Early Exercise Scenarios
Rational early exercise happens in specific situations:
Dividend Capture
Stock at $52, own $50 call worth $2.30:
- $0.50 dividend tomorrow
- Extrinsic value: $0.30
- Dividend exceeds extrinsic
- Exercise to capture dividend
Deep ITM No Extrinsic
Stock at $60, own $50 call worth $10.00:
- All intrinsic value
- No time premium left
- Bid-ask spread wide
- Exercise equals selling
Hard-to-Borrow Stocks
Put exercise on hard-to-borrow:
- Allows immediate short sale
- Avoids borrow costs
- Captures short opportunity
- Worth losing small extrinsic
Automatic Exercise
Expiration day exercise rules:
Auto-Exercise Threshold
OCC Rule: ITM by $0.01 or more
- $50 call with stock at $50.01 = auto-exercise
- $50 put with stock at $49.99 = auto-exercise
- Protects forgotten positions
- Can override with “do not exercise”
Preventing Auto-Exercise
When you don’t want exercise:
- Insufficient funds for shares
- Don’t want position
- Tax considerations
- Notify broker by deadline
Exercise Process Steps
How to exercise when desired:
Through Your Broker
- Check extrinsic value first
- Confirm shares/cash available
- Submit exercise request (app/phone)
- Receive confirmation number
- Monitor account for execution
Exercise Deadlines
- Regular hours: By market close
- After-hours: Usually by 5:30 PM ET
- Expiration day: Earlier deadlines
- Broker specific: Check your rules
Exercise Costs and Logistics
Hidden considerations:
Exercise Fees: $0-20 per contract
- Some brokers charge
- Adds to cost basis
- May affect small positions
Settlement Timing:
- Options settle T+1
- Stock settles T+2
- Cash/margin implications
- Plan accordingly
Tax Implications:
- Starts holding period for shares
- No immediate tax on exercise
- Cost basis = strike + premium
- Track for future sale
Common Exercise Mistakes
Exercising OTM: Losing money immediately Ignoring Extrinsic: Leaving money on table Missing Dividends: Not checking ex-dates Poor Timing: Exercising too early Forgetting Costs: Not factoring fees/taxes
Costly Mistake Example
Excited trader exercises $50 call:
- Stock at $51
- Option worth $1.80
- Exercises capturing $1.00
- Loses $0.80 extrinsic
- Could have sold for $180 more
Strategic Exercise Uses
Advanced exercise applications:
Stock Acquisition
Using options to enter positions:
- Buy calls during volatility
- Exercise when ready to own
- Lower entry than buying shares
- Psychological commitment
Tax Timing
Exercise for tax purposes:
- Defer gains to next year
- Start long-term holding period
- Avoid wash sale rules
- Coordinate with tax advisor
Portfolio Rebalancing
Exercise to adjust holdings:
- Convert options to shares
- Maintain target allocation
- Reduce option exposure
- Simplify positions
Exercise Decision Framework
Before exercising any option:
- Calculate extrinsic value (Premium – Intrinsic)
- Check dividend dates if applicable
- Compare to selling option instead
- Verify account ready (cash/shares)
- Consider tax impact of acquiring shares
- Factor in fees from broker
- Make rational choice not emotional
Key Takeaways
Exercise:
- Active choice by option buyers
- Uses rights to buy/sell shares
- Usually worse than selling option
- Forfeits extrinsic value
- Makes sense in specific cases
- Can happen early (American style)
- Auto-exercise if ITM at expiration
Exercise is a powerful right but often misused tool.
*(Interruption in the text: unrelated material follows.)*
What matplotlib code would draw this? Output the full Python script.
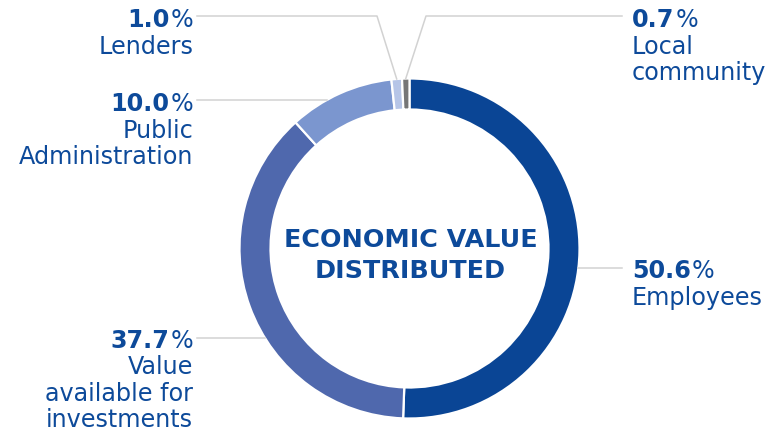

Smart traders know that selling an option usually captures more value than exercising. However, understanding exercise mechanics helps you make informed decisions when exercise does make sense, avoid costly mistakes, and properly manage positions approaching expiration. Whether acquiring shares for the long term or capturing dividends, exercise when the numbers support it, not emotions.